Gli fa eco Marco Lavazza, vice presidente di Lavazza, che ribadisce l’importanza di presentarsi all’estero uniti, invitando le istituzioni a non elargire investimenti a pioggia, ma a pianificare e scegliere i progetti più efficienti.

“Per spingere il made in Italy – aggiunge Stefano Agostini, ad di Sanpellegrino, marchio ambasciatore del made in Italy ante litteram nel settore delle acque minerali – può essere sicuramente efficace presentarsi insieme, anche tra settori trasversali, come portatori di valori unici”.

Alberto Auricchio, ad dell’azienda casearia specializzata nella produzione di formaggi dop, rileva inoltre che per ottenere dei risultati concreti nei negoziati internazionali bisogna abbandonare le prese di posizione come l’imposizione del divieto assoluto di commercializzare e produrre prodotti imitativi, che hanno una posizione ormai conosolidata difficile da sradicare (vedi parmesan & co.). “Ritengo più utile – ha detto Auricchio – realizzare iniziative che mettano il consumatore nelle condizioni di riconoscere il prodotto originale. La sfida è spingere le eccellenze del made in Italy perché confrontarsi sul terreno del prezzo non è la strategia vincente”.
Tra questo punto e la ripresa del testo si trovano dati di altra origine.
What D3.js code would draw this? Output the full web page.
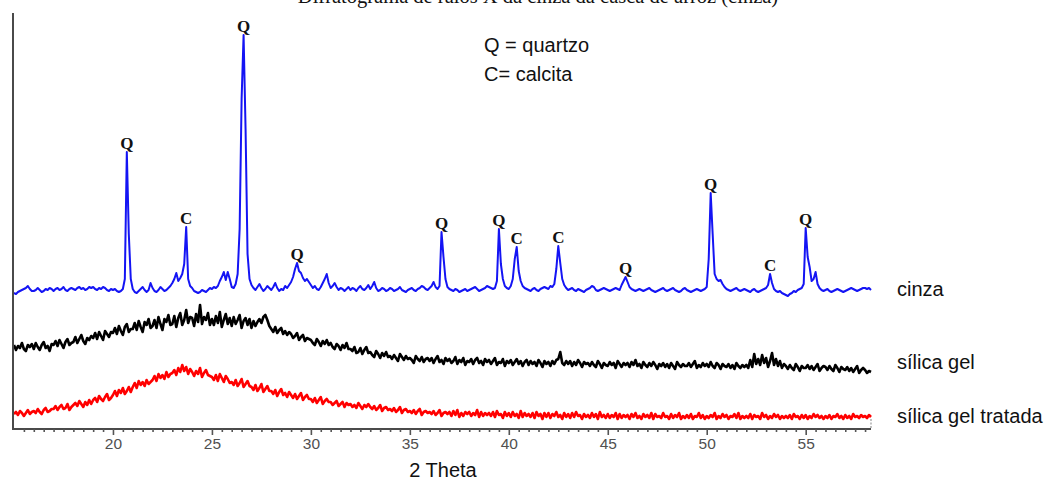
<!DOCTYPE html>
<html>
<head>
<meta charset="utf-8">
<script src="https://cdn.jsdelivr.net/npm/d3@7"></script>
<style>
  html, body { margin: 0; padding: 0; background: #fff; }
  svg { display: block; }
</style>
</head>
<body>
<svg id="chart" width="1053" height="481"></svg>
<script>
// 2θ grid of the diffractograms (degrees)
const twoThetaStart = 15.0;
const twoThetaStep = 0.1;
const axisMax = 58.3;

// Intensities (a.u., vertically offset per sample), one value per 0.1° from 15.0° to 58.3°
const cinza = [
  136,135,137,138,139,140,141,143,140,138,
  138,139,141,139,137,138,140,139,141,140,
  138,140,141,139,140,142,139,138,140,141,
  140,139,141,142,140,141,139,140,142,141,
  142,140,139,141,140,142,141,139,138,140,
  139,140,138,137,138,140,150,277,195,150,
  140,137,136,138,140,142,139,137,139,146,
  141,138,137,139,142,140,138,139,141,143,
  146,150,156,148,151,155,165,202,150,143,
  141,138,137,136,137,139,138,137,139,141,
  140,142,141,143,148,152,157,149,157,150,
  142,141,145,155,200,330,394,300,175,150,
  144,141,139,142,145,141,138,140,143,141,
  139,142,146,141,138,140,139,143,141,144,
  147,152,160,166,158,156,151,148,150,147,
  144,141,143,140,139,142,146,150,155,146,
  141,143,146,142,139,141,140,138,140,142,
  139,141,140,138,141,143,140,139,141,144,
  140,143,147,141,138,139,141,140,138,139,
  141,140,138,139,140,142,139,138,137,139,
  140,141,139,138,140,141,143,142,140,139,
  141,143,147,142,140,143,197,172,150,142,
  140,139,138,140,139,137,138,139,140,138,
  139,140,141,142,140,138,139,140,141,143,
  142,141,140,141,148,200,165,150,143,141,
  140,143,150,170,182,158,148,143,141,140,
  139,138,140,141,139,138,140,141,142,141,
  140,143,142,145,160,183,166,150,144,141,
  139,140,141,139,138,140,139,138,137,139,
  140,141,143,142,139,138,139,140,141,140,
  139,138,139,140,141,140,139,144,148,152,
  147,142,140,139,138,139,140,139,138,139,
  140,141,139,138,137,138,139,140,141,139,
  138,139,140,141,139,138,137,138,140,141,
  139,138,137,138,139,140,139,138,139,140,
  142,170,236,195,155,150,148,149,145,142,
  140,139,138,139,140,141,139,138,139,140,
  139,138,137,139,140,138,137,138,139,140,
  141,144,155,146,140,138,137,138,136,135,
  134,133,135,136,138,137,139,140,141,145,
  201,172,162,148,150,157,145,141,139,138,
  139,140,138,137,138,139,140,139,138,137,
  138,139,140,141,140,139,138,139,140,141,
  141,140,141,139
];

const silicaGel = [
  84,79,83,81,86,80,78,84,82,85,
  80,86,82,79,84,87,81,83,78,85,
  84,88,83,89,85,81,87,90,84,86,
  87,92,86,90,94,88,85,91,89,93,
  91,96,90,97,93,89,98,95,92,97,
  96,101,95,103,98,94,102,105,97,100,
  100,106,99,108,102,97,107,104,110,101,
  103,109,101,112,105,99,110,107,114,104,
  105,113,102,111,116,104,109,119,106,112,
  111,103,115,107,124,105,112,109,116,104,
  110,104,113,106,117,102,109,115,105,111,
  103,112,105,109,114,101,108,111,104,110,
  101,108,103,107,110,106,112,114,109,103,
  100,97,102,96,99,101,95,98,94,97,
  95,91,93,96,89,92,94,88,91,90,
  89,86,84,90,87,83,88,85,89,84,
  86,82,80,85,83,79,84,81,86,80,
  80,78,82,76,77,81,75,79,82,76,
  77,74,72,78,75,71,76,73,77,72,
  73,70,74,71,68,75,72,69,73,70,
  71,69,66,73,70,68,72,67,70,71,
  68,71,66,70,73,67,69,65,71,68,
  70,66,68,72,65,69,67,71,64,68,
  67,70,65,69,71,66,68,64,70,67,
  69,65,68,71,64,67,66,70,63,68,
  66,69,64,67,70,65,68,63,67,69,
  64,68,65,67,63,69,66,62,68,65,
  67,63,68,65,69,70,77,66,64,68,
  65,68,63,67,64,69,66,62,67,65,
  66,63,67,64,62,68,65,61,66,64,
  63,67,64,66,61,68,65,62,66,64,
  66,62,67,64,69,63,65,61,67,64,
  62,66,63,67,64,60,65,63,66,62,
  65,61,66,63,60,67,64,62,65,63,
  63,66,62,65,68,61,64,62,66,63,
  65,62,67,63,61,66,64,60,65,63,
  62,65,61,64,60,66,63,61,64,62,
  64,61,69,62,75,65,70,64,74,66,
  71,62,68,76,64,70,63,68,61,65,
  63,60,64,61,59,65,62,58,63,61,
  61,64,60,63,59,62,65,58,61,63,
  62,59,63,60,58,64,61,57,62,60,
  59,62,58,61,57,60,63,56,59,61,
  59,56,58,57
];

const silicaGelTratada = [
  15,17,14,18,16,13,16,19,15,17,
  18,16,20,17,15,19,21,17,18,20,
  20,23,19,22,24,20,21,25,19,22,
  24,26,23,28,25,22,27,24,29,25,
  29,31,27,33,30,28,32,35,29,31,
  34,38,33,39,36,41,35,38,42,37,
  42,46,41,48,44,47,43,49,45,47,
  49,53,48,55,51,54,50,57,52,55,
  56,59,54,61,57,64,58,62,55,60,
  57,53,58,55,61,52,56,59,54,53,
  52,49,54,48,55,51,47,53,50,46,
  47,44,49,43,46,50,42,45,48,43,
  42,39,44,38,41,45,37,40,43,38,
  38,35,39,33,37,40,34,36,32,37,
  34,31,35,30,33,36,29,32,34,30,
  30,27,31,26,29,32,25,28,30,27,
  27,24,26,28,23,25,27,22,26,24,
  25,22,24,21,26,23,20,24,22,25,
  22,20,23,19,21,24,18,21,22,19,
  20,18,21,17,19,22,16,19,20,17,
  18,16,19,15,18,20,14,17,18,16,
  17,15,18,14,16,19,13,16,17,15,
  17,13,18,14,19,12,16,13,17,15,
  17,13,16,14,19,12,17,13,16,14,
  16,13,17,12,18,14,15,11,17,13,
  16,12,17,13,15,11,18,12,16,13,
  15,12,16,11,17,13,15,10,16,12,
  16,11,15,13,17,12,14,10,16,12,
  15,11,16,12,17,13,14,10,15,12,
  14,11,16,12,15,10,17,12,14,11,
  15,11,14,12,16,10,15,11,14,12,
  14,10,15,12,16,11,13,10,15,12,
  14,11,16,10,15,12,13,11,16,12,
  13,10,15,11,14,12,16,10,13,11,
  14,11,15,10,13,12,16,11,14,10,
  13,11,14,12,16,10,13,11,15,12,
  14,10,13,12,15,11,16,10,13,11,
  13,11,15,10,14,12,13,10,16,12,
  14,10,13,11,15,12,14,10,13,11,
  13,11,14,10,15,12,13,10,14,11,
  14,10,13,11,15,12,14,11,13,10,
  13,11,14,10,13,12,15,11,13,10,
  14,11,13,10,15,12,13,11,14,12,
  13,11,14,12
];

const seriesNames = ["cinza", "sílica gel", "sílica gel tratada"];
const seriesColors = ["#1414f4", "#000000", "#ff0000"];
const seriesData = [cinza, silicaGel, silicaGelTratada];
const seriesLabelY = [139, 66, 12];

// Phase assignments written above the cinza reflections
const peakAngles = [20.7, 23.7, 26.6, 29.3, 36.6, 39.5, 40.4, 42.5, 45.9, 50.2, 53.2, 55.0];
const peakPhases = ["Q", "C", "Q", "Q", "Q", "Q", "C", "C", "Q", "Q", "C", "Q"];

const xMajorTicks = [20, 25, 30, 35, 40, 45, 50, 55];

const legendLines = ["Q = quartzo", "C= calcita"];
const titleText = "Difratograma de raios X da cinza da casca de arroz (cinza)";
const xTitle = "2 Theta";

const svg = d3.select("#chart");
const W = 1053, H = 481;
svg.append("rect").attr("width", W).attr("height", H).attr("fill", "#fff");

const x = d3.scaleLinear().domain([twoThetaStart, axisMax]).range([14, 871]);
const y = d3.scaleLinear().domain([0, 416]).range([429, 13]);

const angleAt = i => twoThetaStart + i * twoThetaStep;

// title, running off the top edge of the frame
svg.append("text")
  .attr("x", 538).attr("y", 3)
  .attr("text-anchor", "middle")
  .attr("font-family", "Liberation Serif, Times New Roman, serif")
  .attr("font-size", 20.5)
  .attr("fill", "#111")
  .text(titleText);

// traces
const line = d3.line()
  .x((d, i) => x(angleAt(i)))
  .y(d => y(d));

const traces = svg.append("g").attr("class", "traces");
seriesData.forEach((arr, k) => {
  traces.append("path")
    .datum(arr)
    .attr("fill", "none")
    .attr("stroke", seriesColors[k])
    .attr("stroke-width", k === 0 ? 2 : 2.6)
    .attr("stroke-linejoin", "round")
    .attr("d", line);
});

// x axis with 0.5° minor ticks
const xAxis = d3.axisBottom(x)
  .tickValues(d3.range(15.5, 58.01, 0.5))
  .tickSize(3)
  .tickFormat(v => xMajorTicks.includes(v) ? String(v) : "");

const gx = svg.append("g")
  .attr("transform", "translate(0,429)")
  .call(xAxis);
gx.select(".domain").attr("stroke", "#4a4a4a").attr("stroke-width", 2)
  .attr("d", `M${x(twoThetaStart)},0H${x(axisMax)}`);
gx.selectAll(".tick line")
  .attr("stroke", "#555")
  .attr("stroke-width", 1.6)
  .attr("y2", d => xMajorTicks.includes(d) ? 6 : 3);
gx.selectAll(".tick text")
  .attr("y", 9)
  .attr("font-family", "Liberation Sans, Arial, sans-serif")
  .attr("font-size", 15.5)
  .attr("fill", "#505050");

// y axis line (no labels)
svg.append("line")
  .attr("x1", 13).attr("x2", 13)
  .attr("y1", 13).attr("y2", 430)
  .attr("stroke", "#4a4a4a").attr("stroke-width", 2);

// right-end stub
svg.append("line")
  .attr("x1", x(axisMax)).attr("x2", x(axisMax))
  .attr("y1", 419).attr("y2", 429)
  .attr("stroke", "#999").attr("stroke-width", 1.2)
  .attr("stroke-dasharray", "2,1.5");

// x axis title
svg.append("text")
  .attr("x", 443).attr("y", 477)
  .attr("text-anchor", "middle")
  .attr("font-family", "Liberation Sans, Arial, sans-serif")
  .attr("font-size", 20)
  .attr("fill", "#111")
  .text(xTitle);

// peak phase labels
const peakG = svg.append("g");
peakAngles.forEach((a, j) => {
  const idx = Math.round((a - twoThetaStart) / twoThetaStep);
  peakG.append("text")
    .attr("x", x(a))
    .attr("y", y(cinza[idx]) - 3)
    .attr("text-anchor", "middle")
    .attr("font-family", "Liberation Serif, Times New Roman, serif")
    .attr("font-weight", "bold")
    .attr("font-size", 17)
    .attr("fill", "#111")
    .text(peakPhases[j]);
});

// phase key
legendLines.forEach((t, j) => {
  svg.append("text")
    .attr("x", 484).attr("y", 52 + j * 29)
    .attr("font-family", "Liberation Sans, Arial, sans-serif")
    .attr("font-size", 20)
    .attr("fill", "#111")
    .text(t);
});

// sample names at the right end of each trace
seriesNames.forEach((n, k) => {
  svg.append("text")
    .attr("x", 897).attr("y", y(seriesLabelY[k]) + 6)
    .attr("font-family", "Liberation Sans, Arial, sans-serif")
    .attr("font-size", 20)
    .attr("fill", "#111")
    .text(n);
});
</script>
</body>
</html>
“La nostra caratteristica distintiva – concorda Lavazza – è valorizzare e promuovere l’alta qualità del prodotto italiano, per questo Lavazza in qualità di marchio storico e famigliare, ha scelto di legarsi a eventi di portata planetaria come Wimbledon, Roland Garros e di attivare partnership di pregio con il museo Guggenheim di New York”.

Anche per il Pastificio Rana la comunicazione è una leva strategica per promuovere il modello alimentare italiano fuori dall’Italia. “La nostra  strategia – spiega il presidente Giovanni Rana, che è stato il primo imprenditore-testimonial della propria azienda – funziona bene anche all’estero: abbiamo replicato il modello nel Regno Unito, in Francia e persino negli Stati Uniti, dove abbiamo delocalizzato la produzione e dove i nostri prodotti sono presenti nelle principali catene del Paese”.